● Given task
Line by line, repeat the data below exactly, beginning at the first line and ending at the line with "81.5, 78, 76];". Omit pictures.

● Source material
==============================
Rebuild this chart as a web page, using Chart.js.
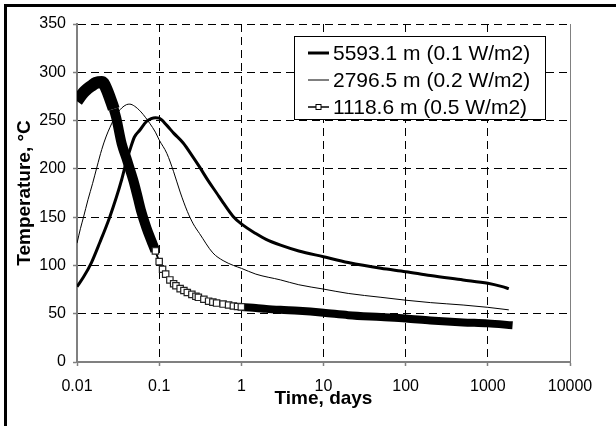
<!DOCTYPE html>
<html>
<head>
<meta charset="utf-8">
<script src="https://cdn.jsdelivr.net/npm/chart.js@4.4.1/dist/chart.umd.min.js"></script>
<style>
  html, body { margin: 0; padding: 0; background: #fff; }
  #wrap { width: 616px; height: 426px; }
</style>
</head>
<body>
<div id="wrap"><canvas id="tempChart" width="616" height="426"></canvas></div>
<script>
// axis ticks
const xTickValues = [0.01, 0.1, 1, 10, 100, 1000, 10000];
const xTickLabels = ['0.01', '0.1', '1', '10', '100', '1000', '10000'];

const seriesLabels = ['5593.1 m (0.1 W/m2)', '2796.5 m (0.2 W/m2)', '1118.6 m (0.5 W/m2)'];

// 5593.1 m
const s1Time = [0.01, 0.012, 0.015, 0.019, 0.025, 0.03, 0.035, 0.04, 0.045, 0.05, 0.058, 0.07, 0.08, 0.09, 0.1,
  0.124, 0.15, 0.195, 0.25, 0.31, 0.4, 0.5, 0.6, 0.79, 1, 1.5, 2, 3, 5, 10, 20, 50, 100, 200, 500, 1000, 1500, 1800];
const s1Temp = [78, 88, 103, 124, 150, 170, 189, 208, 222, 233, 240, 249, 252, 253, 252.5,
  245, 237, 227, 214, 202, 187, 175, 165, 151, 143, 133, 127, 121, 115, 109, 103, 97, 93.5, 89.5, 85, 81.5, 78, 76];

// 2796.5 m
const s2Time = [0.01, 0.011, 0.012, 0.0136, 0.0155, 0.0175, 0.02, 0.0225, 0.0252, 0.03, 0.035, 0.04, 0.044, 0.05,
  0.06, 0.077, 0.09, 0.1, 0.124, 0.15, 0.18, 0.22, 0.26, 0.31, 0.45, 0.6, 0.8, 1, 1.5, 3, 5, 10, 20, 50, 100, 200, 500, 1000, 1800];
const s2Temp = [123, 138, 150, 168, 185, 202, 220, 233, 243, 256, 263, 266.5, 267, 265,
  259, 247, 238, 230, 216, 197, 176, 156, 143, 133, 113, 105, 100, 97, 91, 85, 80, 75.5, 71, 67, 64, 61.5, 59, 56.6, 54];

// 1118.6 m
const s3Time = [0.01, 0.011, 0.012, 0.013, 0.015, 0.017, 0.02, 0.021, 0.023, 0.025, 0.028, 0.03, 0.035, 0.04, 0.045,
  0.05, 0.055, 0.06, 0.07, 0.08, 0.09, 0.1, 0.11, 0.12, 0.135, 0.15, 0.16, 0.18, 0.2, 0.22, 0.25, 0.28, 0.3, 0.35,
  0.4, 0.45, 0.5, 0.6, 0.7, 0.8, 0.9, 1, 1.5, 2, 3, 5, 10, 20, 50, 100, 200, 500, 1000, 2000];
const s3Temp = [270, 275, 279, 282, 286, 289, 290, 289, 282, 274, 262, 253, 226, 211, 197,
  184, 170, 157, 139, 126, 115, 104, 96, 91, 85, 81, 79, 76, 74, 72, 70, 68, 67, 65,
  63, 62, 61, 60, 59, 58, 57.5, 57, 56, 55, 54, 53, 51, 48.5, 46.5, 45, 43, 41, 40, 38];

const toPoints = (xs, ys) => xs.map((x, i) => ({ x: x, y: ys[i] }));

const FONT = '"Liberation Sans", Arial, sans-serif';
Chart.defaults.font.family = FONT;
Chart.defaults.color = '#000';

// sparse part of the 1118.6 m curve shows its square markers
const sparse = t => t >= 0.084 && t <= 1.0;

// outer frame, right plot edge and the boxed legend
const decor = {
  id: 'decor',
  beforeDraw(chart) {
    const ctx = chart.ctx;
    ctx.save();
    ctx.fillStyle = '#fff';
    ctx.fillRect(0, 0, chart.width, chart.height);
    ctx.fillStyle = '#000';
    ctx.fillRect(4, 4, chart.width - 4, 3);
    ctx.fillRect(4, 4, 3, chart.height - 4);
    ctx.restore();
  },
  afterDraw(chart) {
    const ctx = chart.ctx;
    const area = chart.chartArea;
    ctx.save();
    ctx.strokeStyle = '#808080';
    ctx.lineWidth = 1;
    ctx.beginPath();
    ctx.moveTo(Math.round(area.right) + 0.5, area.top);
    ctx.lineTo(Math.round(area.right) + 0.5, area.bottom);
    ctx.stroke();

    // legend
    const bx = area.left + 217, by = area.top + 12, bw = 251, bh = 83;
    ctx.fillStyle = '#fff';
    ctx.fillRect(bx, by, bw, bh);
    ctx.strokeStyle = '#000';
    ctx.strokeRect(bx + 0.5, by + 0.5, bw, bh);
    ctx.font = '21px ' + FONT;
    ctx.textBaseline = 'middle';
    ctx.fillStyle = '#000';
    chart.data.datasets.forEach((ds, i) => {
      const y = by + 17 + i * 27;
      ctx.strokeStyle = '#000';
      ctx.lineWidth = ds.legendWidth;
      ctx.beginPath();
      ctx.moveTo(bx + 14, y);
      ctx.lineTo(bx + 35, y);
      ctx.stroke();
      if (ds.legendMarker) {
        ctx.lineWidth = 1;
        ctx.fillStyle = '#fff';
        ctx.fillRect(bx + 22, y - 2.5, 5, 5);
        ctx.strokeRect(bx + 22, y - 2.5, 5, 5);
        ctx.fillStyle = '#000';
      }
      ctx.fillText(ds.label, bx + 39, y + 1);
    });
    ctx.restore();
  }
};

const ctx = document.getElementById('tempChart').getContext('2d');
new Chart(ctx, {
  type: 'scatter',
  data: {
    datasets: [
      {
        label: seriesLabels[0],
        data: toPoints(s1Time, s1Temp),
        showLine: true,
        cubicInterpolationMode: 'monotone',
        borderColor: '#000',
        borderWidth: 3,
        pointRadius: 0,
        legendWidth: 3
      },
      {
        label: seriesLabels[1],
        data: toPoints(s2Time, s2Temp),
        showLine: true,
        cubicInterpolationMode: 'monotone',
        borderColor: '#000',
        borderWidth: 1,
        pointRadius: 0,
        legendWidth: 1
      },
      {
        label: seriesLabels[2],
        data: toPoints(s3Time, s3Temp),
        showLine: true,
        cubicInterpolationMode: 'monotone',
        borderColor: '#000',
        borderJoinStyle: 'round',
        segment: {
          borderWidth: c => {
            const a = c.p0.parsed.x, b = c.p1.parsed.x;
            if (sparse(a) && sparse(b)) return 2;
            return a < 0.026 ? 12 : (a < 0.1 ? 10 : 8);
          }
        },
        pointStyle: 'rect',
        pointRadius: c => (c.raw && sparse(c.raw.x)) ? 4.5 : 0,
        pointBackgroundColor: '#fff',
        pointBorderColor: '#222',
        pointBorderWidth: 1.2,
        legendWidth: 1.5,
        legendMarker: true
      }
    ]
  },
  options: {
    responsive: false,
    animation: false,
    devicePixelRatio: 1,
    layout: { padding: { left: 0, right: 46, top: 24, bottom: 0 } },
    plugins: {
      legend: { display: false },
      tooltip: { enabled: false }
    },
    scales: {
      x: {
        type: 'logarithmic',
        min: 0.01,
        max: 10000,
        afterBuildTicks: axis => { axis.ticks = xTickValues.map(v => ({ value: v })); },
        afterFit: axis => { axis.height = 64; },
        ticks: {
          autoSkip: false,
          maxRotation: 0,
          padding: 11,
          font: { size: 16 },
          color: '#000',
          callback: (v, i) => xTickLabels[i]
        },
        grid: {
          color: c => (c.index === 0 || c.index === xTickValues.length - 1) ? 'rgba(0,0,0,0)' : '#000',
          lineWidth: 1,
          tickLength: 4,
          tickColor: '#808080',
          tickWidth: 1.5
        },
        border: { color: '#808080', width: 2, dash: [8, 5] },
        title: {
          display: true,
          text: 'Time, days',
          font: { size: 19, weight: 'bold' },
          padding: { top: 0, bottom: 16 }
        }
      },
      y: {
        min: 0,
        max: 350,
        afterFit: axis => { axis.width = 77; },
        ticks: {
          stepSize: 50,
          padding: 7,
          font: { size: 16 },
          color: '#000'
        },
        grid: {
          color: c => c.tick && c.tick.value === 0 ? 'rgba(0,0,0,0)' : '#000',
          lineWidth: 1,
          tickLength: 4,
          tickColor: '#808080',
          tickWidth: 1.5
        },
        border: { color: '#808080', width: 2, dash: [8, 5] },
        title: {
          display: true,
          text: 'Temperature, °C',
          font: { size: 19, weight: 'bold' },
          padding: { top: 13.6, bottom: 0 }
        }
      }
    }
  },
  plugins: [decor]
});
</script>
</body>
</html>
==============================
● The answer
Rebuild this chart as a web page, using Chart.js.
<!DOCTYPE html>
<html>
<head>
<meta charset="utf-8">
<script src="https://cdn.jsdelivr.net/npm/chart.js@4.4.1/dist/chart.umd.min.js"></script>
<style>
  html, body { margin: 0; padding: 0; background: #fff; }
  #wrap { width: 616px; height: 426px; }
</style>
</head>
<body>
<div id="wrap"><canvas id="tempChart" width="616" height="426"></canvas></div>
<script>
// axis ticks
const xTickValues = [0.01, 0.1, 1, 10, 100, 1000, 10000];
const xTickLabels = ['0.01', '0.1', '1', '10', '100', '1000', '10000'];

const seriesLabels = ['5593.1 m (0.1 W/m2)', '2796.5 m (0.2 W/m2)', '1118.6 m (0.5 W/m2)'];

// 5593.1 m
const s1Time = [0.01, 0.012, 0.015, 0.019, 0.025, 0.03, 0.035, 0.04, 0.045, 0.05, 0.058, 0.07, 0.08, 0.09, 0.1,
  0.124, 0.15, 0.195, 0.25, 0.31, 0.4, 0.5, 0.6, 0.79, 1, 1.5, 2, 3, 5, 10, 20, 50, 100, 200, 500, 1000, 1500, 1800];
const s1Temp = [78, 88, 103, 124, 150, 170, 189, 208, 222, 233, 240, 249, 252, 253, 252.5,
  245, 237, 227, 214, 202, 187, 175, 165, 151, 143, 133, 127, 121, 115, 109, 103, 97, 93.5, 89.5, 85, 81.5, 78, 76];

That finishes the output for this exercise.